-- begin PROVIDED MATERIAL --
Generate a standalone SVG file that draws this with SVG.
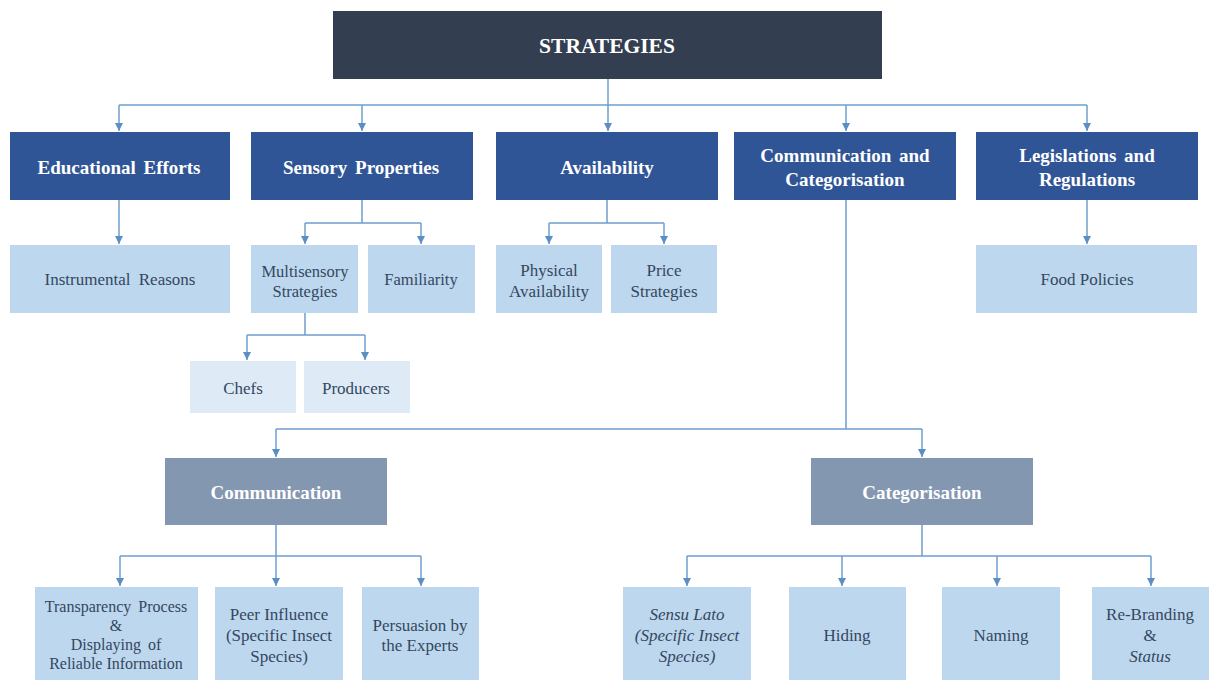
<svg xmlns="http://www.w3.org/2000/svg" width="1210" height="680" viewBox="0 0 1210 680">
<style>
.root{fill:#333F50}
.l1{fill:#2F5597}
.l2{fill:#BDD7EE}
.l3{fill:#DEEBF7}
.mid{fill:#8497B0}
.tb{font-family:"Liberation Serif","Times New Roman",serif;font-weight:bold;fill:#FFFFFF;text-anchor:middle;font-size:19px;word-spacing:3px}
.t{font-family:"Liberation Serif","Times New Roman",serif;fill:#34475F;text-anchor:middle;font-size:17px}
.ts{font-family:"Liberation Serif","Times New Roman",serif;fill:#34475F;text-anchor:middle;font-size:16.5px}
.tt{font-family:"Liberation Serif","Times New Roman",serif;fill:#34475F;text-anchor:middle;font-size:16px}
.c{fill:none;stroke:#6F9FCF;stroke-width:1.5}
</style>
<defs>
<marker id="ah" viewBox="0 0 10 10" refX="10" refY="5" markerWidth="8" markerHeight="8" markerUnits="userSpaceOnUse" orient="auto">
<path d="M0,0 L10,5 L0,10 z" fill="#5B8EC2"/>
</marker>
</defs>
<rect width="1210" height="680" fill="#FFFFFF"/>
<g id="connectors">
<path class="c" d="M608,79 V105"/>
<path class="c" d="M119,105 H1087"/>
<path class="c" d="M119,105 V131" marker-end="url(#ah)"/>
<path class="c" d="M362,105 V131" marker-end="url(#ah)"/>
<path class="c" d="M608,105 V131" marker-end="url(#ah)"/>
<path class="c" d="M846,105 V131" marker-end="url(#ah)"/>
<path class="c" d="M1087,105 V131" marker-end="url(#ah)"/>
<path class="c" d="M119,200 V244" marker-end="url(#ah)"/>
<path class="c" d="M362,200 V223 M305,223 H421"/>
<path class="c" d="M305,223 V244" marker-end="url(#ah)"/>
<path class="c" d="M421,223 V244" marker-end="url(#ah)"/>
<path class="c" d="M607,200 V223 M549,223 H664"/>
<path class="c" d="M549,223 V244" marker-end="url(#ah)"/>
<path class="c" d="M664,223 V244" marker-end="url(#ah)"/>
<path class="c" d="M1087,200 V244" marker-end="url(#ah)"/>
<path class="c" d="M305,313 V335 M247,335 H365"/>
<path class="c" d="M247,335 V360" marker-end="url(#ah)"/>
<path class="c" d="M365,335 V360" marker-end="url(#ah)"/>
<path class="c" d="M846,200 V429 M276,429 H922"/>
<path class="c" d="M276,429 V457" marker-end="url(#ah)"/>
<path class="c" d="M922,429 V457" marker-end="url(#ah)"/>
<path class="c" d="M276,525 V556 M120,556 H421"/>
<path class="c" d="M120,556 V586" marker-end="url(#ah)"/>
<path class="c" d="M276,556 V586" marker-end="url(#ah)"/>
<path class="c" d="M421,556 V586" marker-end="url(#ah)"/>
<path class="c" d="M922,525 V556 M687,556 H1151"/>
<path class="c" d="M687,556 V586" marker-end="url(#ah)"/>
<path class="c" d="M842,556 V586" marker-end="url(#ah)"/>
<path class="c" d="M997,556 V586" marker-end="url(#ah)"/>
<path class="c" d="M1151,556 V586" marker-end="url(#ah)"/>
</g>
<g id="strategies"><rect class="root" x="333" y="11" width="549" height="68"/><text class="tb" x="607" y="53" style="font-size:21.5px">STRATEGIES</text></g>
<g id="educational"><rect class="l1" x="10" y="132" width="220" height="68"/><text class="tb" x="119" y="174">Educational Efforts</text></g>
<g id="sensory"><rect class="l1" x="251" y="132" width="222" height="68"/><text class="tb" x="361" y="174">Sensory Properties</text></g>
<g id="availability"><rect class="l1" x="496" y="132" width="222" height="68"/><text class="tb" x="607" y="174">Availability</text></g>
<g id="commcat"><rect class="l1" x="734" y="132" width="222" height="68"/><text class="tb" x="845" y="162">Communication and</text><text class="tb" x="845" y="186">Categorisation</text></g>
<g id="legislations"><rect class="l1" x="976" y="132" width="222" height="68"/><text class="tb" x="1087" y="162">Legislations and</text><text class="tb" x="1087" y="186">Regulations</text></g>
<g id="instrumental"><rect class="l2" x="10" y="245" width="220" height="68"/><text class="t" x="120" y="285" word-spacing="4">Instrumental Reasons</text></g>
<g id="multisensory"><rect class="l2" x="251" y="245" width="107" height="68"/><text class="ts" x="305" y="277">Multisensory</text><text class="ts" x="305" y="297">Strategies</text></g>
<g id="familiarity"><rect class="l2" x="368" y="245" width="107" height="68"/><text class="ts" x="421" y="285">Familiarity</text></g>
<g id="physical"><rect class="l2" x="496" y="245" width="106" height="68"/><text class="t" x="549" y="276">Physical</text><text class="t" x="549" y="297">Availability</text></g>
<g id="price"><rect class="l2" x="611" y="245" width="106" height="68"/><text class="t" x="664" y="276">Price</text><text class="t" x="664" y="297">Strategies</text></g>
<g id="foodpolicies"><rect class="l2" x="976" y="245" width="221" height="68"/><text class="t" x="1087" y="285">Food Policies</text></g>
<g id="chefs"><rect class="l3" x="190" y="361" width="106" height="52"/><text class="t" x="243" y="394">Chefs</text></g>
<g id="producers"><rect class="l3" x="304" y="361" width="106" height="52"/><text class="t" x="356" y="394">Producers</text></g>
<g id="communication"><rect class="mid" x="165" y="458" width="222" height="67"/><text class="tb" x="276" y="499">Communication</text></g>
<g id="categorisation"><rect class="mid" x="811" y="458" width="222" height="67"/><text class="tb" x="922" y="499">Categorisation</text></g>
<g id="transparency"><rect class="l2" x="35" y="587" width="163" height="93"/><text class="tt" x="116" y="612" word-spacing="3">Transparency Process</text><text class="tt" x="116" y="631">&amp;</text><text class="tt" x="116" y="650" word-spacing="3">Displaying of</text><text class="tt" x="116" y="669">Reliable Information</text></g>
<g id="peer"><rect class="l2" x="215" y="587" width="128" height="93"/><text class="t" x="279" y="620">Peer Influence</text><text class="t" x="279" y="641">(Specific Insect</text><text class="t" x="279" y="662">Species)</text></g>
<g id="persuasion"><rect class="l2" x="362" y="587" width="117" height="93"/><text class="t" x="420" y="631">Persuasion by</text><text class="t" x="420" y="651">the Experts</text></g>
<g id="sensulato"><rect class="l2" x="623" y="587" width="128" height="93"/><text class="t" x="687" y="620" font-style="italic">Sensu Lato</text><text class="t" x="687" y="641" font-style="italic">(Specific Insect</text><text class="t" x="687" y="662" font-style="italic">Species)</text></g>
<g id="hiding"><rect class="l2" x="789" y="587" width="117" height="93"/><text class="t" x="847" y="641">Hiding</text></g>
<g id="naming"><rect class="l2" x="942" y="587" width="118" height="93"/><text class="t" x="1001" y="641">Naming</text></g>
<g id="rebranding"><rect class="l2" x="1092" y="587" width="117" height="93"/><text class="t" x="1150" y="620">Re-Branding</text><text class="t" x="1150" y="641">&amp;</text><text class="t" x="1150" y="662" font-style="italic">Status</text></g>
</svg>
-- end PROVIDED MATERIAL --
-- begin PROVIDED MATERIAL --
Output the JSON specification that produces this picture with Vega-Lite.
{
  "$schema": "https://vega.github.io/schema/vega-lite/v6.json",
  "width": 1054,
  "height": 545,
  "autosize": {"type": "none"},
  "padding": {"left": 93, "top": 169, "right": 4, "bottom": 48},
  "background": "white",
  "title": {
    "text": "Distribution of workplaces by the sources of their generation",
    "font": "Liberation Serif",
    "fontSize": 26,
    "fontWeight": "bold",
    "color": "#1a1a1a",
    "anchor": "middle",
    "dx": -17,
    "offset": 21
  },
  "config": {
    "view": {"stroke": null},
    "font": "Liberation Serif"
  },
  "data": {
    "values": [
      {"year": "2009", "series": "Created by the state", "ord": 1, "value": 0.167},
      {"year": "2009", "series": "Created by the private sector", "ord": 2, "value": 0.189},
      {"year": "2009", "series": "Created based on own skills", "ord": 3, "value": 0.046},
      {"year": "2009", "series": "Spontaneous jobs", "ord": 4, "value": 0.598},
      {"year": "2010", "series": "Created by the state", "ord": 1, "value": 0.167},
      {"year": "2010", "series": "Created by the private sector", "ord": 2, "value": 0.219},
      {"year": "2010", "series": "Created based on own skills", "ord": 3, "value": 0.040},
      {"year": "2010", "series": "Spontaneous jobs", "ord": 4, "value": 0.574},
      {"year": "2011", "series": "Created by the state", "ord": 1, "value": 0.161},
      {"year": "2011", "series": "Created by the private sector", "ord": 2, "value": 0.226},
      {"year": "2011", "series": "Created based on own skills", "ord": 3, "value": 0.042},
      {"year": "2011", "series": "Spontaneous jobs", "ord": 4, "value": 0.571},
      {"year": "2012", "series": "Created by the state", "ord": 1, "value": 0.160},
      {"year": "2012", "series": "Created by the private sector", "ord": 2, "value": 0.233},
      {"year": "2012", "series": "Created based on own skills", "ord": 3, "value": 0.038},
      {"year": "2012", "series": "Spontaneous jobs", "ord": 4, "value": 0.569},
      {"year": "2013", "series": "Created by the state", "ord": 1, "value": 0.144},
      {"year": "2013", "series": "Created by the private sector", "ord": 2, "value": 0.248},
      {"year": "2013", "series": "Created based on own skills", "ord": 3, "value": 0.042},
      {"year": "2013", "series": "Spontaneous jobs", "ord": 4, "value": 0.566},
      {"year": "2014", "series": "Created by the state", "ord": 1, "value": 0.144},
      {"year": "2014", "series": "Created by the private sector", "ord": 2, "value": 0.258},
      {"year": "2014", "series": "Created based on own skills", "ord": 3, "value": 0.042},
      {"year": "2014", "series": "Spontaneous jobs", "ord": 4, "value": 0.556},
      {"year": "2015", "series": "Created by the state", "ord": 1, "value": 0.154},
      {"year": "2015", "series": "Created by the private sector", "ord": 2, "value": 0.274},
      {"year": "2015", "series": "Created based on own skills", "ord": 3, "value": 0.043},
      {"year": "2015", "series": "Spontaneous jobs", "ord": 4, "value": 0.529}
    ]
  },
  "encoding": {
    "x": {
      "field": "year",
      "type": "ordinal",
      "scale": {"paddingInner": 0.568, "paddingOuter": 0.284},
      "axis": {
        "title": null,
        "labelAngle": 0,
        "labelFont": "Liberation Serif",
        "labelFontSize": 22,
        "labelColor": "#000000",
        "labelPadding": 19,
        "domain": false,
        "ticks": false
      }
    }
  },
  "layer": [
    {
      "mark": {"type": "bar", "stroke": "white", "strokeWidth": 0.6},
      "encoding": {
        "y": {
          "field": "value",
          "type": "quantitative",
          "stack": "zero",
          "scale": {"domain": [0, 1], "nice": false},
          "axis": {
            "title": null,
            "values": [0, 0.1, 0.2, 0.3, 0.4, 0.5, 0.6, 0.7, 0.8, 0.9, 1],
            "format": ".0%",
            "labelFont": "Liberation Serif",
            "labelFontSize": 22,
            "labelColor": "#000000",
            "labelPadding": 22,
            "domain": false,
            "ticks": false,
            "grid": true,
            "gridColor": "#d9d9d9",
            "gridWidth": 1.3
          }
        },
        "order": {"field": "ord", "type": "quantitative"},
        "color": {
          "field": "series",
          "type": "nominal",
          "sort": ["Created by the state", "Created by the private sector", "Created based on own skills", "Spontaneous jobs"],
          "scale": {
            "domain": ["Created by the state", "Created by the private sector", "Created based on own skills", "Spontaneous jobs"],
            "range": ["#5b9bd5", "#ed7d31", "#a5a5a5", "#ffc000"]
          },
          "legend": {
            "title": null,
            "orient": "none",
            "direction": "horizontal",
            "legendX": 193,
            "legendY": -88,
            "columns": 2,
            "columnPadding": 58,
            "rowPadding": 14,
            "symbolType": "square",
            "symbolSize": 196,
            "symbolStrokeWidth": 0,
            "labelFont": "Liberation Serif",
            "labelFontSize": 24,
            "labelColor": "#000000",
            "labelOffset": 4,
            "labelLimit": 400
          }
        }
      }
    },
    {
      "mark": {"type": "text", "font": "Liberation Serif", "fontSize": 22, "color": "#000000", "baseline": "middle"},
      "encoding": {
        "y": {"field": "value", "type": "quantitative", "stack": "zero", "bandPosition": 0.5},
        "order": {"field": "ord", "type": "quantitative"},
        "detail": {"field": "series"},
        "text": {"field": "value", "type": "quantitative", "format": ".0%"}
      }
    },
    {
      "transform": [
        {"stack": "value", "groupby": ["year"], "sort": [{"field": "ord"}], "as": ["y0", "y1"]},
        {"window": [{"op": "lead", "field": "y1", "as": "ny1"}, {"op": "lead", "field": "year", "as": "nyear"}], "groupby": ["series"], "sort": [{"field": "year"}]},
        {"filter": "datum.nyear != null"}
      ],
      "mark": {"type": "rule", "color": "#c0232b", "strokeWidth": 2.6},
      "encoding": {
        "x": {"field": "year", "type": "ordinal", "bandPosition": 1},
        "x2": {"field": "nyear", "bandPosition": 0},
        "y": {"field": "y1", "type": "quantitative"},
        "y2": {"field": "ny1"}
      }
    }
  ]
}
-- end PROVIDED MATERIAL --
▸ **GOAL OF THE EXERCISE**
From the listing above, pick out every line containing "that".

▸ **THE SOLUTION**
Generate a standalone SVG file that draws this with SVG.
Output the JSON specification that produces this picture with Vega-Lite.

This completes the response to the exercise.